Dox knows how variables, like morphing covid issues and massive computer hacks at the highest levels, can create havoc with companies that need unfettered access to raw materials and other finite resources. These things need to flow seamlessly to function well in any year. So if you suddenly find yourself dealing with ransomware when you need to do order fulfillment, it could be game-over. For a city like Rochester, and countless others like it, businesses that are inching ever closer to the edge of extinction need all the help they can get to keep products moving out the door.
“I think now [supply chain risk] is a topic that has transitioned from esoteric to exoteric as it's more accessible to the public. COVID has made supply chain a dinner table conversation topic, so it's a combination of organizations learning more about third party risk and operational risk, and realizing the consequences of not attending to that risk could be devastating.”
Assistant Director, Supply Chain and Cyber Directorate, National Counterintelligence and Security Center, Office of National Intelligence
As Rochester’s first Cybersecurity Maturity Model Certification (CMMC) Registered Provider Organization (RPO), Dox Electronics, Inc. is uniquely positioned to serve Department of Defense supply chain contractors as an advisor or as a Managed Service Provider. Yet, it’s also just as capable, maybe more so, to assist local manufacturers to keep their systems up and running. Especially if they’re doing some work downstream from a local primary defense contractor.
What’s CMMC All About?
It depends on who you ask, but for the governing bodies in charge of certification it means complying with very specific Federal cybersecurity requirements.
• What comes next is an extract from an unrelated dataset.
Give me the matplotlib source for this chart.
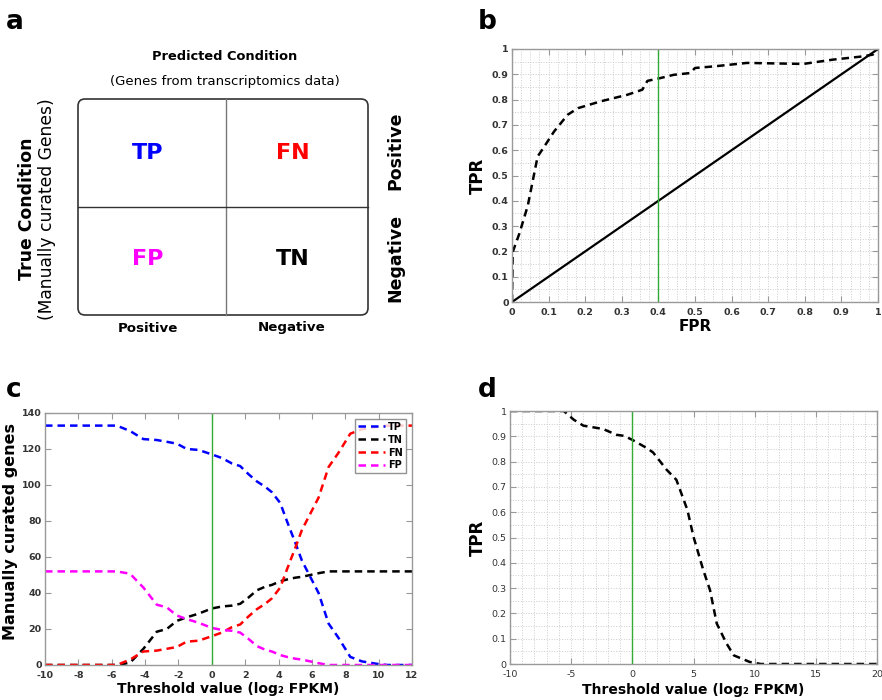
"""Confusion matrix sketch, ROC curve and threshold sweeps (4 panels)."""

import matplotlib
matplotlib.use("Agg")
import matplotlib.pyplot as plt
from matplotlib.patches import FancyBboxPatch
from matplotlib.ticker import MultipleLocator, FuncFormatter

plt.rcParams["font.family"] = "DejaVu Sans"
plt.rcParams["axes.unicode_minus"] = False

# ---- data -------------------------------------------------------------
# panel b: ROC curve
roc_fpr = [0, 0.002, 0.02, 0.043, 0.07, 0.088, 0.115, 0.152, 0.18, 0.242,
           0.315, 0.356, 0.37, 0.405, 0.442, 0.487, 0.5, 0.55, 0.642, 0.796,
           0.877, 0.96, 0.986, 1.0]
roc_tpr = [0, 0.198, 0.27, 0.38, 0.575, 0.614, 0.674, 0.74, 0.766, 0.793,
           0.819, 0.839, 0.874, 0.885, 0.898, 0.905, 0.925, 0.931, 0.945, 0.941,
           0.958, 0.971, 0.978, 1.0]
roc_cutoff = 0.4

# panel c: counts of manually curated genes vs threshold
thresholds = [-10, -5.7, -4.9, -4.1, -3.3, -2.7, -2.1, -1.5, -0.8, 0, 0.6, 1.2,
              1.7, 2.2, 2.7, 3.2, 3.6, 4.1, 4.5, 5.0, 5.4, 5.9, 6.4, 7.0, 7.6,
              8.3, 9.0, 10.0, 10.5, 12]
tp_counts = [133, 133, 130, 125.5, 125, 124, 123, 120, 119.5, 117, 115, 112,
             110.5, 106, 102, 99, 96, 90, 80, 68, 58, 49, 40, 23, 15,
             4.5, 2, 0.5, 0, 0]
tn_counts = [0, 0, 1.3, 9, 18.5, 20, 24.5, 26.5, 28.5, 31.4, 32.5, 33,
             34, 37.5, 41.5, 43.5, 44.5, 46.5, 47.5, 48.5, 49, 50, 51, 52, 52,
             52, 52, 52, 52, 52]
fn_counts = [0, 0, 3, 7.5, 8, 9, 10, 13, 13.5, 16, 18, 21,
             22.5, 27, 31, 34, 37, 43, 53, 65, 75, 84, 93, 110, 118,
             128.5, 131, 132.5, 133, 133]
fp_counts = [52, 52, 50.7, 43, 33.5, 32, 27.5, 25.5, 23.5, 20.6, 19.5, 19,
             18, 14.5, 10.5, 8.5, 7.5, 5.5, 4.5, 3.5, 3, 2, 1, 0, 0,
             0, 0, 0, 0, 0]
series_c = [("TP", tp_counts, "blue"), ("TN", tn_counts, "black"),
            ("FN", fn_counts, "red"), ("FP", fp_counts, "magenta")]

# panel d: TPR vs threshold
tpr_thr = [-10, -5.6, -4.8, -4.0, -2.4, -1.3, -0.7, 0, 1.2, 1.7, 2.8, 3.6,
           4.5, 5.0, 5.8, 6.35, 6.9, 7.7, 8.3, 9.6, 10.5, 20]
tpr_val = [1, 1, 0.966, 0.942, 0.929, 0.906, 0.902, 0.886, 0.853, 0.836, 0.768,
           0.728, 0.609, 0.503, 0.371, 0.292, 0.160, 0.081, 0.034, 0.008, 0, 0]
thr_cutoff = 0

# ---- figure -----------------------------------------------------------
W, H = 882, 700
fig = plt.figure(figsize=(W / 100, H / 100), dpi=100)

GREEN = "#33aa33"
TICK_COL = "#333333"
SPINE_COL = "#999999"
DASH = (0, (3, 2))


def axes_px(x0, y0, x1, y1):
    """Add axes from pixel box (top-left origin)."""
    return fig.add_axes([x0 / W, 1 - y1 / H, (x1 - x0) / W, (y1 - y0) / H])


def style_axes(ax, bold_ticks=True):
    ax.tick_params(which="both", direction="in", top=True, right=True,
                   colors=SPINE_COL, labelcolor=TICK_COL, labelsize=6.8,
                   pad=2.5)
    ax.tick_params(axis="x", pad=4)
    ax.tick_params(which="major", length=4)
    ax.tick_params(which="minor", length=0)
    for lab in ax.get_xticklabels() + ax.get_yticklabels():
        lab.set_fontweight("bold" if bold_ticks else "normal")
    for sp in ax.spines.values():
        sp.set_color(SPINE_COL)
        sp.set_linewidth(1)


fmt_g = FuncFormatter(lambda v, _: f"{v:g}")

# ---- panel a: confusion matrix ----------------------------------------
ax_a = fig.add_axes([0, 0.5, 0.5, 0.5])
ax_a.set_xlim(0, 441)
ax_a.set_ylim(350, 0)
ax_a.axis("off")
ax_a.add_patch(FancyBboxPatch((78, 99), 290, 216,
                              boxstyle="round,pad=0,rounding_size=7",
                              fc="none", ec="#333333", lw=1.2))
ax_a.plot([226, 226], [99, 315], color="#777777", lw=1)
ax_a.plot([78, 368], [207, 207], color="#333333", lw=1)
ax_a.text(225, 56, "Predicted Condition", ha="center", va="center",
          fontsize=9.4, fontweight="bold")
ax_a.text(225, 82, "(Genes from transcriptomics data)", ha="center",
          va="center", fontsize=9.5)
for label, x, y, c in [("TP", 148, 153, "blue"), ("FN", 293, 153, "red"),
                       ("FP", 148, 259, "magenta"), ("TN", 293, 259, "black")]:
    ax_a.text(x, y, label, ha="center", va="center", fontsize=16,
              fontweight="bold", color=c)
ax_a.text(148, 328, "Positive", ha="center", va="center", fontsize=9.6,
          fontweight="bold")
ax_a.text(292, 328, "Negative", ha="center", va="center", fontsize=9.6,
          fontweight="bold")
ax_a.text(395, 151, "Positive", ha="center", va="center", rotation=90,
          fontsize=12.5, fontweight="bold")
ax_a.text(395, 258, "Negative", ha="center", va="center", rotation=90,
          fontsize=12.5, fontweight="bold")
ax_a.text(27, 209, "True Condition", ha="center", va="center", rotation=90,
          fontsize=12.4, fontweight="bold")
ax_a.text(47, 209, "(Manually curated Genes)", ha="center", va="center",
          rotation=90, fontsize=12.3)

# ---- panel b: ROC ------------------------------------------------------
ax_b = axes_px(512, 49, 878, 302)
ax_b.plot([0, 1], [0, 1], color="black", lw=1.6)
ax_b.plot(roc_fpr, roc_tpr, color="black", lw=1.8, ls=DASH)
ax_b.axvline(roc_cutoff, color=GREEN, lw=1)
ax_b.set_xlim(0, 1)
ax_b.set_ylim(0, 1)
ax_b.xaxis.set_major_locator(MultipleLocator(0.1))
ax_b.yaxis.set_major_locator(MultipleLocator(0.1))
ax_b.xaxis.set_minor_locator(MultipleLocator(0.025))
ax_b.yaxis.set_minor_locator(MultipleLocator(0.05))
ax_b.xaxis.set_major_formatter(fmt_g)
ax_b.yaxis.set_major_formatter(fmt_g)
ax_b.grid(which="both", ls=":", color="#cccccc", lw=0.7)
ax_b.set_axisbelow(True)
ax_b.set_xlabel("FPR", fontsize=11, fontweight="bold", labelpad=2)
ax_b.set_ylabel("TPR", fontsize=12, fontweight="bold", labelpad=3)
style_axes(ax_b)

# ---- panel c: counts vs threshold --------------------------------------
ax_c = axes_px(45, 413, 412, 665)
for name, vals, col in series_c:
    ax_c.plot(thresholds, vals, color=col, lw=1.8, ls=DASH, label=name)
ax_c.axvline(thr_cutoff, color=GREEN, lw=1)
ax_c.set_xlim(-10, 12)
ax_c.set_ylim(0, 140)
ax_c.xaxis.set_major_locator(MultipleLocator(2))
ax_c.yaxis.set_major_locator(MultipleLocator(20))
ax_c.set_xlabel("Threshold value (log₂ FPKM)", fontsize=10,
                fontweight="bold", labelpad=2)
ax_c.set_ylabel("Manually curated genes", fontsize=11.5, fontweight="bold",
                va="center")
ax_c.yaxis.set_label_coords(-0.095, 0.53)
leg = ax_c.legend(loc="upper right", fontsize=7, handlelength=2.8,
                  borderaxespad=0.6, fancybox=False, labelspacing=0.3,
                  handletextpad=0.3, borderpad=0.3)
leg.get_frame().set_edgecolor("#777777")
for t in leg.get_texts():
    t.set_fontweight("bold")
style_axes(ax_c)

# ---- panel d: TPR vs threshold -----------------------------------------
ax_d = axes_px(510, 411, 877, 664)
ax_d.plot(tpr_thr, tpr_val, color="black", lw=1.8, ls=DASH)
ax_d.axvline(thr_cutoff, color=GREEN, lw=1)
ax_d.set_xlim(-10, 20)
ax_d.set_ylim(0, 1)
ax_d.xaxis.set_major_locator(MultipleLocator(5))
ax_d.yaxis.set_major_locator(MultipleLocator(0.1))
ax_d.xaxis.set_minor_locator(MultipleLocator(1))
ax_d.yaxis.set_minor_locator(MultipleLocator(0.05))
ax_d.xaxis.set_major_formatter(fmt_g)
ax_d.yaxis.set_major_formatter(fmt_g)
ax_d.grid(which="both", ls=":", color="#cccccc", lw=0.7)
ax_d.set_axisbelow(True)
ax_d.set_xlabel("Threshold value (log₂ FPKM)", fontsize=10,
                fontweight="bold", labelpad=3)
ax_d.set_ylabel("TPR", fontsize=12, fontweight="bold", labelpad=3)
style_axes(ax_d, bold_ticks=False)

# ---- panel letters ------------------------------------------------------
for letter, x, y in [("a", 6, 22), ("b", 478, 22), ("c", 6, 390), ("d", 478, 390)]:
    fig.text(x / W, 1 - y / H, letter, fontsize=19, fontweight="bold",
             va="center", ha="left")

fig.savefig("out.png", dpi=100)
Assessing whether a company is on track or not demands a specially trained eye to spot (sometimes literally) holes in infrastructure and systems used for protecting Controlled Unclassified Information (CUI). An oxymoron if there ever was one.
Dox shows suppliers the gaps that exist for safeguarding information they work with that meets Federal CUI criteria—often having to point out that it's CUI in the first place. For those doing business with the Government, it is an absolute necessity to maintain nearly 200 controls CMMC imposes over this information. Many experts are hard-put to explain the rules because they’re far from being finalized. Nevertheless, the government is moving forward with hard deadlines to be ready for assessment. The pressure has led to widespread inaction over the confusion, which has triggered much consternation.
Clarification is desperately needed. Dox goes onsite to scrutinize absolutely every possible vulnerability, whether physical or digital, to help impacted contractors and sub-contractors prepare before time runs out. Even food vendors and janitors need to be properly vetted and follow the appropriate requirements in case they're around CUI.
And Dox Helps How?
As the first in Rochester to achieve the RPO designation, Dox delivers a non-certified, yet authoritative advisory service informed by training on the CMMC Accreditation Body’s standard. Traveling cross-country to perform these intense multi-day inspections, Dox has traveled (with all the safety protocols possible) more or less constantly as new rules and news emerge. When crossing borders isn’t a public-health hurdle, they’ll even head to Canada.
Wherever the companies reside, they each receive a detailed assessment of where the organization stands in the form of a massive book documenting every issue. Whether its leadership puts the advice into practice is up to them. These days no one can really afford to take a chance on their cybersecurity, or take the risk of losing their contracts.